Possibly, in the late 9th and early 10th century, i.e. the time when Chernorizetz Hrabar wrote his works, everything concerning the origin of the Slavonic script was absolutely clear. But now that in the course of already two centuries Slav scholars from all over the world have developed heaps of theories on this subject, the questions and mysteries in the field are often more numerous than the points known.

It is beyond dispute that the alphabet and the first translations of liturgical books to the Slavonic language were the work of Constantine-Cyril, the Philosopher (about 827-869). Paradoxically, however, within a short period of time two alphabets - the Glagolitic and the Cyrillic - were created and, respectively,  replaced, and so far scholars are not unanimous in their opinion of which one of them was created by Constantine-Cyril.

The second one was the Cyrillic alphabet which is used in our days by Bulgarians, Serbs, Montenegrins, Russians, Ukrainians, Byelorussians, as well as by many non-Slavic peoples which belonged to the former Soviet Union. There is no doubt that both in its sounds and visual symbols it was based on the Greek uncial writing. It is assumed that this script was the work of Clement of Ohrid, one of Cyril’s disciples, who paid tribute to Cyril’s deed by naming the alphabet after him.
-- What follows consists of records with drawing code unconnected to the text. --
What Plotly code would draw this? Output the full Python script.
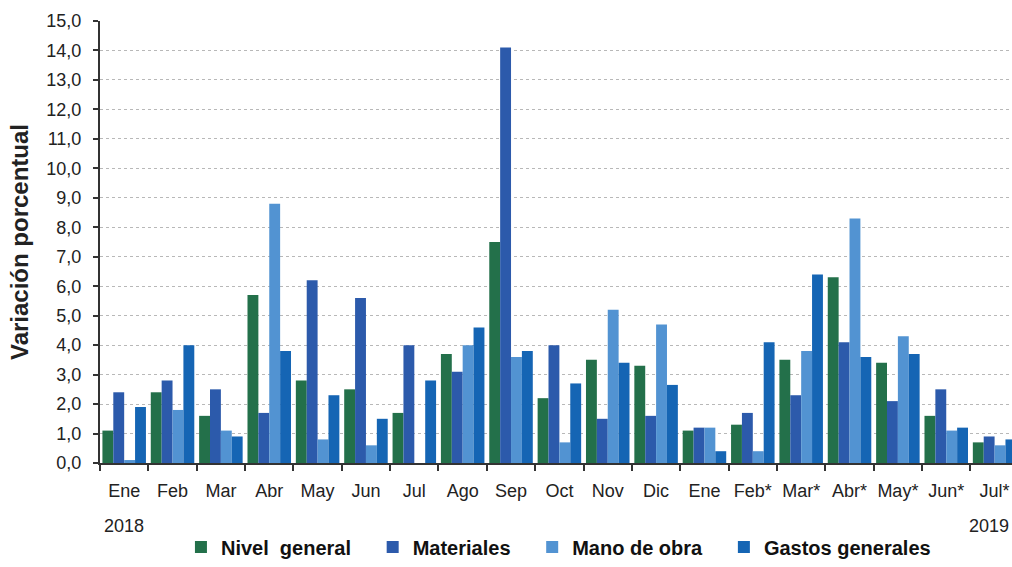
import plotly.graph_objects as go

months = ["Ene", "Feb", "Mar", "Abr", "May", "Jun", "Jul", "Ago", "Sep", "Oct", "Nov", "Dic",
          "Ene", "Feb*", "Mar*", "Abr*", "May*", "Jun*", "Jul*"]
years = ["2018", "2019"]
year_positions = [0, 18]

nivel_general = [1.1, 2.4, 1.6, 5.7, 2.8, 2.5, 1.7, 3.7, 7.5, 2.2, 3.5, 3.3, 1.1, 1.3, 3.5, 6.3, 3.4, 1.6, 0.7]
materiales = [2.4, 2.8, 2.5, 1.7, 6.2, 5.6, 4.0, 3.1, 14.1, 4.0, 1.5, 1.6, 1.2, 1.7, 2.3, 4.1, 2.1, 2.5, 0.9]
mano_de_obra = [0.1, 1.8, 1.1, 8.8, 0.8, 0.6, 0.0, 4.0, 3.6, 0.7, 5.2, 4.7, 1.2, 0.4, 3.8, 8.3, 4.3, 1.1, 0.6]
gastos_generales = [1.9, 4.0, 0.9, 3.8, 2.3, 1.5, 2.8, 4.6, 3.8, 2.7, 3.4, 2.65, 0.4, 4.1, 6.4, 3.6, 3.7, 1.2, 0.8]

series_names = ["Nivel  general", "Materiales", "Mano de obra", "Gastos generales"]
series_values = [nivel_general, materiales, mano_de_obra, gastos_generales]
series_colors = ["#23704a", "#2c5aab", "#5293d2", "#1565b4"]

x = list(range(len(months)))
pad = "\u00a0" * 3

fig = go.Figure()
for name, vals, color in zip(series_names, series_values, series_colors):
    fig.add_trace(go.Bar(x=x, y=vals, name=name + pad, marker=dict(color=color, line=dict(width=0)),
                         hovertext=months))

fig.add_annotation(x=year_positions[0], y=-0.142, xref="x", yref="paper", text=years[0], showarrow=False,
                   font=dict(size=18, color="#222"), xanchor="center", yanchor="middle")
fig.add_annotation(x=year_positions[1], y=-0.142, xref="x", yref="paper", text=years[1], showarrow=False,
                   font=dict(size=18, color="#222"), xanchor="right", yanchor="middle", xshift=16)

fig.update_layout(
    width=1012, height=567,
    barmode="group", bargap=0.1, bargroupgap=0.0,
    separators=",.",
    plot_bgcolor="white", paper_bgcolor="white",
    margin=dict(l=100, r=0, t=21, b=100),
    font=dict(family="Arial, Liberation Sans, sans-serif", size=16, color="#222"),
    legend=dict(orientation="h", x=0.512, xanchor="center", y=-0.19, yanchor="middle",
                font=dict(size=20, color="#111", weight="bold"), itemwidth=30, traceorder="normal"),
    xaxis=dict(
        range=[-0.5, 18.36], automargin=False,
        tickmode="array", tickvals=x, ticktext=months,
        ticks="", showline=True, linecolor="#333", linewidth=2,
        showgrid=False, zeroline=False, ticklabelstandoff=10, ticklabeloverflow="allow",
        tickfont=dict(size=18, color="#222"),
        minor=dict(tickmode="array", tickvals=[i - 0.5 for i in range(len(months) + 1)],
                   ticks="outside", ticklen=6, tickcolor="#333", tickwidth=2, showgrid=False),
    ),
    yaxis=dict(
        range=[0, 15], dtick=1, tickformat=".1f", automargin=False,
        ticks="outside", ticklen=5, tickcolor="#333", tickwidth=2,
        showline=True, linecolor="#333", linewidth=2,
        showgrid=True, gridcolor="#b8b8b8", griddash="dot", gridwidth=1,
        zeroline=False, ticklabelstandoff=8,
        tickfont=dict(size=18, color="#222"),
        title=dict(text="<b>Variación porcentual</b>", font=dict(size=24, color="#222"), standoff=11),
    ),
)

fig.write_html("out.html", config={"displayModeBar": False},
               post_script="document.body.style.margin='0';document.body.style.overflow='hidden';")
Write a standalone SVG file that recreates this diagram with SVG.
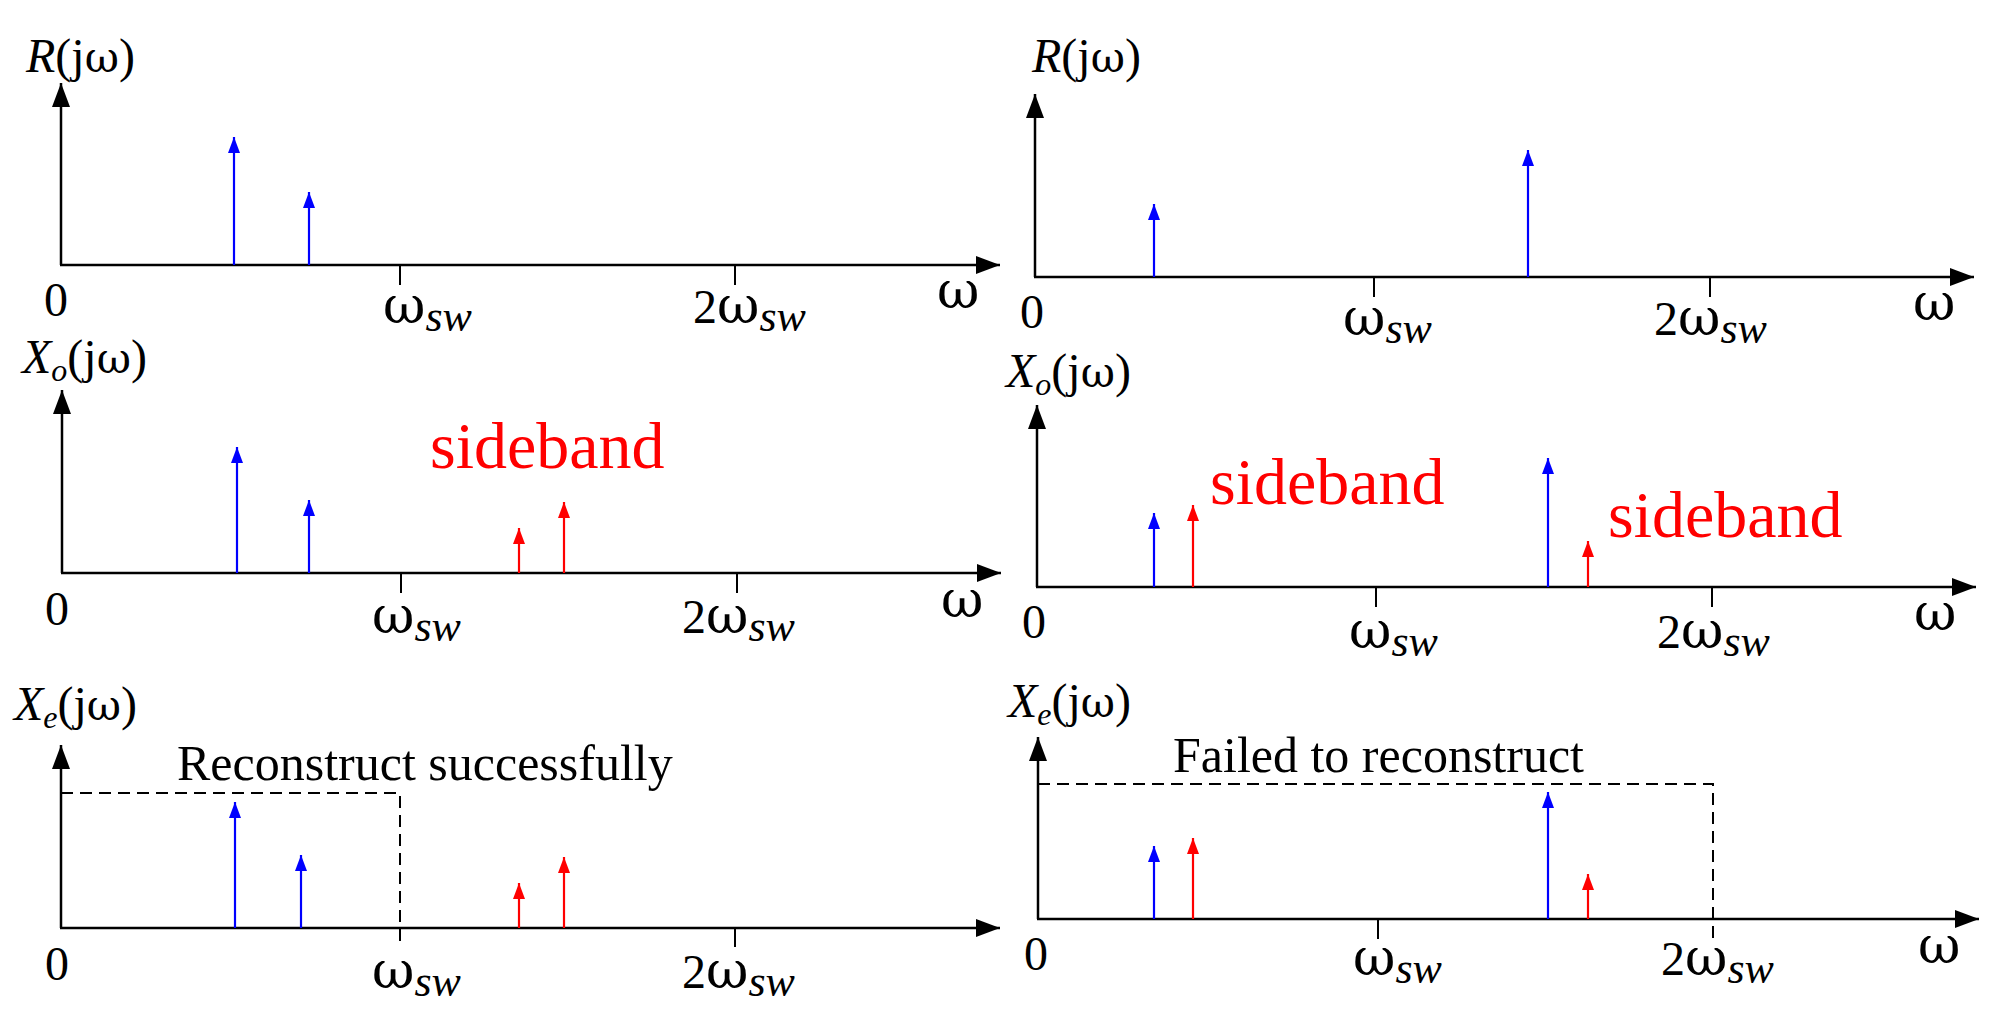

Most scholars give priority to the Glagolitic alphabet, referring to Constantine-Cyril as its author. This alphabet is known for its elaborate and exotic graphics. This is the reason why there exist a great number of hypotheses looking for its connection with different writing systems (ranging from the Slavonic runes through the Georgian script to ... Sanskrit).

It is a fact that no matter how different the Glagolitic and the Cyrillic alphabets may look, their continuity is obvious, which means that one comes from the other.

The Cyrillic alphabet displaced entirely and rapidly the Glagolitic alphabet in Eastern Bulgaria and in its first Christian capital - Preslav. In Western Bulgaria - the Ohrid region, the Glagolitic alphabet was more widely spread and long-lived. Along the Adriatic coast of Croatia it was current until the past century mainly in the form of cryptography in some monasteries.

The inscription of the Cyrillic and Glagolitic letters certainly did not remain unchanged in time. From the 9th century on, depending on the purpose of the text, different types of writing were developed - ustav, polu-ustav, the script of priest Gerasim, strongly influenced by the Greek minuscule, shorthand.

The layout of the manuscripts was also improved.  Influenced by the decorative elements in the Byzantine manuscripts and modifying the designs in the Slavonic books, in the 13-14th centuries three styles were established in the illumination of headpieces - decorative compositions preceding the text blocks; of ornamented initial letters; of colophons - ornamental tailpieces shaping the end of the text. The illustrative cycles in the royal codices appeared - the Tomic Psalter of 1360, the London Gospel of 1356, the Chronicle of Manasses, 1344-45, the Munich Serbian Psalter of the late 14th century, the Kievan Psalter of 1397. Titlepieces developed in separate decorative compositions by means of letter ornamentation and colouring in red, blue and green, or in gold.